POR: MIGUEL ÁNGEL SAUCEDO L.
Una sociedad donde triunfa el individualismo, dice Robert Castel, “es también una sociedad en la cual la incertidumbre aumenta de una manera virtualmente exponencial porque las regulaciones colectivas para dominar todos los avatares de la existencia están ausentes”. Esa es una de las características de la sociedad en la que, desde los años 80, nos hemos venido convirtiendo en nuestro país.
En su libro “El ascenso de las incertidumbres. Trabajo, protecciones, estatuto del individuo” Castel nos muestra el tránsito que se ha seguido en occidente desde lo que él llama “sociedad salarial” hacia una “sociedad individualizada”. En el primer caso se trataba de sociedades en las que el trabajo, aunque originalmente se pactaba entre individuos libres e iguales (ante la ley), evolucionó hacia regulaciones colectivas, respaldadas legalmente, y que se apoyaban en sus dos pilares fundamentales: el derecho al trabajo y la protección social, lo que dio lugar a lo que nuestro autor llama sociedad salarial. Una sociedad en la que el individuo podía existir como tal, pero siempre respaldado por una colectividad, ciertamente capitalista, pero bajo límites estatalmente establecidos.
En contraste, a partir de los años ochenta, se asiste a crecientes niveles de desregulación de todos los ámbitos de la vida social, particularmente los relacionados con las relaciones laborales, y todo con el propósito específico de debilitar las organizaciones sindicales y mutuales que proveían al trabajador de una relativa certidumbre en su vida social, tanto para él como para su familia. Desde entonces se empieza a construir el contexto individualista en el que hoy vivimos y que implica, entre otras cosas, lo que Castel llama el desacoplamiento entre trabajo y protección, con el consecuente deterioro de las condiciones de vida que hoy se expresan en desempleo, escasa oferta de empleo, informalidad y precarios ingresos.
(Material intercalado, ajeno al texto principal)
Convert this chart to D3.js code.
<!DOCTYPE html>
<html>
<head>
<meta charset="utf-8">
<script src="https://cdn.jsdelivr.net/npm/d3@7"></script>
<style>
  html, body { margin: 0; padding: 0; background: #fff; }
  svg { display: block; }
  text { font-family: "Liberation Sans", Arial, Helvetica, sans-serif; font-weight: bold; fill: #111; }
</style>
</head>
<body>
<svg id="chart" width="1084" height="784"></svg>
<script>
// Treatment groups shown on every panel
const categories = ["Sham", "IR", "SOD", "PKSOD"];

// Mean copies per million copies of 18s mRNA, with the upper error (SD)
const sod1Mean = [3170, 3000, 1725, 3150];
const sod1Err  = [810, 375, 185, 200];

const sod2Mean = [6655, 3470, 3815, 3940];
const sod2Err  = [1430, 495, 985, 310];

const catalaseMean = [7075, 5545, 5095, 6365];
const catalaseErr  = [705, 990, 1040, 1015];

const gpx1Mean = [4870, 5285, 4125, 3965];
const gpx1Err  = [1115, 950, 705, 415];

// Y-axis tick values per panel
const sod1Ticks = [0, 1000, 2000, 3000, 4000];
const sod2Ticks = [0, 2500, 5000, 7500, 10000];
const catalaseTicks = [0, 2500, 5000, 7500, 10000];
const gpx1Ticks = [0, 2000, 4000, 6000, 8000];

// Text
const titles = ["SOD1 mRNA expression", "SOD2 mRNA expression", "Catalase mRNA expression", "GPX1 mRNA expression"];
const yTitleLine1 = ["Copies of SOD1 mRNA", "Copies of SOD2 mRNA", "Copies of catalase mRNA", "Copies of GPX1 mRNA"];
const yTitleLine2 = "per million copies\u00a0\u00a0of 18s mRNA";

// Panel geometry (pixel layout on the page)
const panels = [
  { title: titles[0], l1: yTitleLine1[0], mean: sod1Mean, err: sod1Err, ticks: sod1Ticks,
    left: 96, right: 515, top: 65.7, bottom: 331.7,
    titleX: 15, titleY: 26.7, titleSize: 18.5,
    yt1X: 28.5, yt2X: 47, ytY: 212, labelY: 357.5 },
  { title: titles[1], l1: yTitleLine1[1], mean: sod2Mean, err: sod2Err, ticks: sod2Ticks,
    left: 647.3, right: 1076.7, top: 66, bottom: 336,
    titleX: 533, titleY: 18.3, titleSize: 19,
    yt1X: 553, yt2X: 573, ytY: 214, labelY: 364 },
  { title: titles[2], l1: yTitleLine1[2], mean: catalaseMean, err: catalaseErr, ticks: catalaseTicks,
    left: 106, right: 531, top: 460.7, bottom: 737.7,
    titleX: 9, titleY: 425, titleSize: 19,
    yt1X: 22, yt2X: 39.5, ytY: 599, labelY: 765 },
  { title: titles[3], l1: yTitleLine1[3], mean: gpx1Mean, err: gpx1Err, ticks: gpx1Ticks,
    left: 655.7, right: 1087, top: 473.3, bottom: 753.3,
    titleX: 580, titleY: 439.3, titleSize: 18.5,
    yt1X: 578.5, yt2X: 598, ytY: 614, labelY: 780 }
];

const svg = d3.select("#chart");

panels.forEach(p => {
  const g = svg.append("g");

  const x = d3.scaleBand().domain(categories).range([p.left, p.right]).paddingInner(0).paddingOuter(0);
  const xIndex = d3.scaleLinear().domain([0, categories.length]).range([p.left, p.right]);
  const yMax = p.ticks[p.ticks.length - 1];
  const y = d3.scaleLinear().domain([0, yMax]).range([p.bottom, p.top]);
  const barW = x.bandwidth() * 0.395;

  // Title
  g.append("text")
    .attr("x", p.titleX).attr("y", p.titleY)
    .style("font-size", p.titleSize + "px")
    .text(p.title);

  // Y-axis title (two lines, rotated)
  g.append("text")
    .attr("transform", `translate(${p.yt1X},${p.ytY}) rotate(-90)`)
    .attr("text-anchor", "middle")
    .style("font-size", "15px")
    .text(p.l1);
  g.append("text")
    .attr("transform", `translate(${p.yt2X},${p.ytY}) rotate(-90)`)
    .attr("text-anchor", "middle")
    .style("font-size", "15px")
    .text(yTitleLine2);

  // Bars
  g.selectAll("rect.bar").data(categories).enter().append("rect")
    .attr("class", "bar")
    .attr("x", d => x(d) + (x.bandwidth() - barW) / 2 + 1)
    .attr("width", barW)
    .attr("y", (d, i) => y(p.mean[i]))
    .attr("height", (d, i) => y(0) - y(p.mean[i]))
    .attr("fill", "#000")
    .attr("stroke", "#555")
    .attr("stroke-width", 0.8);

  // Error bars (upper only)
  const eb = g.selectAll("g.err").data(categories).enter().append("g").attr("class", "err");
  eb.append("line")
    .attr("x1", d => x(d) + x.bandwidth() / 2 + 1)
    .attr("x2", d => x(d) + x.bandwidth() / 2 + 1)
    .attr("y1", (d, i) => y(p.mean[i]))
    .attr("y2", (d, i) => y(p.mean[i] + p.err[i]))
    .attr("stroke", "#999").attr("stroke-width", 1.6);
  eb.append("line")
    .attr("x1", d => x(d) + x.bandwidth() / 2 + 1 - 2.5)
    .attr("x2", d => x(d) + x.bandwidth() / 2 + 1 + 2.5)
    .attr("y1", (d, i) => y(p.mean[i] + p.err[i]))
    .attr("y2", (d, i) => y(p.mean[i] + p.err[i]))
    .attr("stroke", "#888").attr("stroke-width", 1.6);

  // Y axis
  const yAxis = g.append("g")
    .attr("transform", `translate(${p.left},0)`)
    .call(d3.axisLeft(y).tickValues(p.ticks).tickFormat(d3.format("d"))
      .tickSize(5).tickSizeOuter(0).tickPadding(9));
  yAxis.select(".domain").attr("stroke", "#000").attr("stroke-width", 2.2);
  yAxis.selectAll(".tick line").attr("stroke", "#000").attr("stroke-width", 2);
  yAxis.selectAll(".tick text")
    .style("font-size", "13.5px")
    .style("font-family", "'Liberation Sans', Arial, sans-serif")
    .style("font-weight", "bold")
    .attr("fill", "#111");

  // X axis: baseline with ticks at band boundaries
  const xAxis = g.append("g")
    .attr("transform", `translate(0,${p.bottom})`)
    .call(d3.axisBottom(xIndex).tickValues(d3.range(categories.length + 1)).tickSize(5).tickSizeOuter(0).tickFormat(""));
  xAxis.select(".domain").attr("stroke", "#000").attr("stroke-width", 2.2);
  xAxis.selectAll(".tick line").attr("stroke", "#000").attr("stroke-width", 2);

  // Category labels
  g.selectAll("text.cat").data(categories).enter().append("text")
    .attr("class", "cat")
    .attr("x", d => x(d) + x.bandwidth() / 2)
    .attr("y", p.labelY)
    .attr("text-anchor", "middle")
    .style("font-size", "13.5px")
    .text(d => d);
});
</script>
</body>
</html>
No es un asunto que afecte solamente a una clase social, la trabajadora en este caso. El efecto corrosivo es para toda la sociedad, ya que deja ser un todo cohesionado, para convertirse en agrupación de individuos que ni siquiera se pueden sentir parte del todo social por no estar en igualdad de circunstancias, pues de un lado estarán aquellos que sí tienen un empleo o un ingreso relativamente seguro y del otro, los desempleados, circunstancia que padecen, sobre todo, los jóvenes.
La sensación que mucha gente tiene en circunstancias como las actuales es de desamparo. De pronto, la enorme “libertad” no sirve para enfrentar una pandemia como la del coronavirus porque, frente la carencia de satisfactores (en este caso los servicios de salud), la desigualdad social se hace más patente. Ante la insuficiencia de camas de hospital ¿a quien atender? Ahora que la pandemia alcanza su fase más letal ¿a quién destinar los escasos respiradores disponibles? ¿a los más jóvenes, sacrificando a los viejos? ¿a los que pueden pagar, sacrificando a los pobres? ¿a los que lleguen primero al hospital? La búsqueda del chivo expiatorio ya empezó.
La descolectivización, iniciada a finales de los años setenta y afianzada en lo que López Obrador llama “el periodo neoliberal”, nos ha dejado inermes ante situaciones como la que ahora se vive. El sociólogo francés, Robert Castel, nos recuerda que la única posibilidad es revertir el proceso de reindividualización y volver a tejer el manto que alguna vez nos cobijó (aunque de manera desigual) a todos. Dotar de trabajo digno y con las prestaciones que también otorguen dignidad a las familias es lo que, al parecer, persigue el Presidente López Obrador. Ojalá cambie su pésimo estilo para que pueda hacer realidad aquello de “por el bien de todos, primero los pobres”.